I Confess - I Gained Weight
Tuesday, June 14, 2011
OK, so I've been in denial for the past six months. Going through the motions (some of them) on SP and acting as if everything is just peachy. Well, it isn't. I have regained most of the weight that I took off while on SP. I am disgusted with myself (for the 10,000th time), I didn't want to admit to anyone that I had gained back the weight (for the 10,000th time), and I started to think that I'll never be able to get this whole weight loss thing right (for the 100,000th time).
When I got on the scale yesterday morning and saw 299 pounds, I cried. Haven't I had enough problems lately with my health, my animals, deaths of loved ones, the economy....all the things that have sent me running to my comfort foods? Oh yes, I just love my comfort foods...so much that I'm not going to list them for fear of setting myself off again. I am an emotional eater and an even more emotional binge-er, and it doesn't matter what the emotion is. I eat/binge when I am happy, sad, angry, scared, worried, stressed, broke, feeling good, feeling unhealthy, or in pain. I eat for birthdays, weddings, funerals, graduations, and Bar Mitzvahs. So, for the past six months, I have been pushing all those emotions and events down my throat with all my favorite foods. Today is day two of my 10,000th "I'll start again on Monday" and so far, so good. This blog is partly to get the confession of weight gain over with (I reset my weight on here - very hard to do), and partly to keep me upstairs and away from the kitchen while I am going through sugar withdrawal.

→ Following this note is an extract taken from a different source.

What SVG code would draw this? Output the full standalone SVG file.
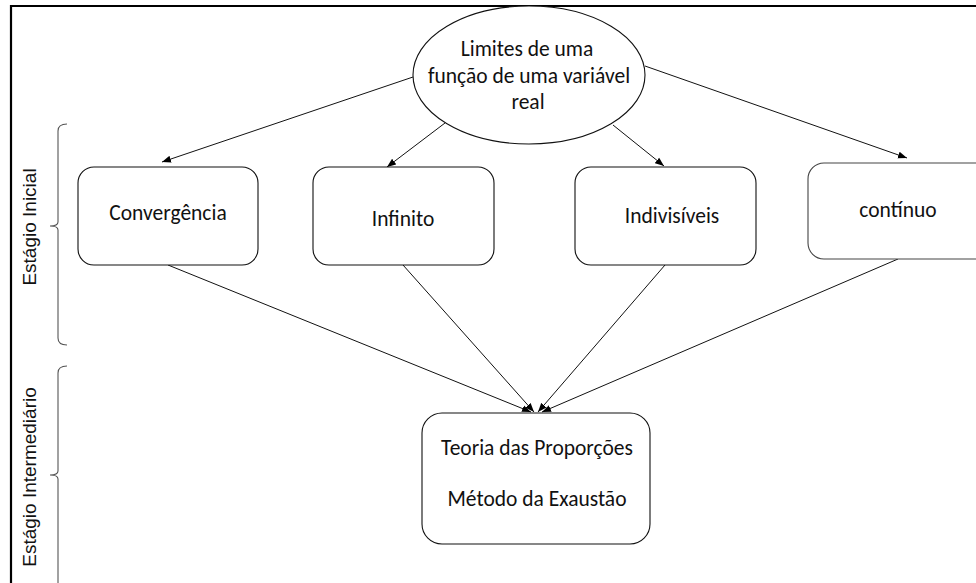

There are two added incentives this time and they are more important than any I've had before. The first incentive is - I don't want to die and I don't want to become crippled, both of which my doctor has now warned me about. In addition to all my health issues, which are exacerbated by my obesity, I have been diagnosed with spinal stenosis, arthritis in my spine, and degenerative disc disease. The only good thing from having the results of my latest MRI told to me, is that this isn't a result of my weight gain (I was already feeling guilty), but it is a result of my having congenitally short pedicles. Pedicles are the bony ridges along the top of each vertabrae and I was born with short ones which are allowing my discs to bulge into the space where all the nerves run down my back...thus the pain I've had for months. Losing weight will not change that, but it will ultimately make me more comfortable, lower my BP and cholesterol, and allow me to walk more since I am now limited as to how I am allowed to exercise.
I printed out a big sign that says "I don't want to die...I don't want to become crippled" and hung it on the wall of my kitchen to remind me why it is more important now than ever before that I get this weight off and get healthier.
My second incentive is that I am 63 years old and I have been with my soul mate and the love of my life for only four years. He told me this morning that he wants me to be around and to be able to do stuff with him when he finally gets to retire. (He is 4 1/2 years younger than I am so he still has to work at least 7 more years). I didn't hang up another sign, but it made me realize how blessed I am to have a man who loves me unconditionally, has never criticized my weight gain, and who is supportive and encourages me. That incentive is as important to me as improving my health.
So, my confession is done, my craving has passed, and I am going to my Nutrition page to post my lunch. Charting all my food isn't one of my favorite things, but it really does help me focus on my portions and to make healthier choices in what I am eating. Now that SP has made it easier, I have no excuse for being lazy and not charting. One of my friends here was thinking about quitting last week and I told her to keep coming in and going through the motions until it clicks again. That's what I've been doing for six months, and the fact that I am writing this blog is proof that SP kept me thinking about a healthier lifestyle even when I wasn't living it. It sure is nice to have a place that I can come where people do understand and won't look at me as a failure. To quote a Jimmy Buffett song..."Me culpa, mea culpa, mea maxima culpa". I am sorry...but only that I didn't write this blog sooner.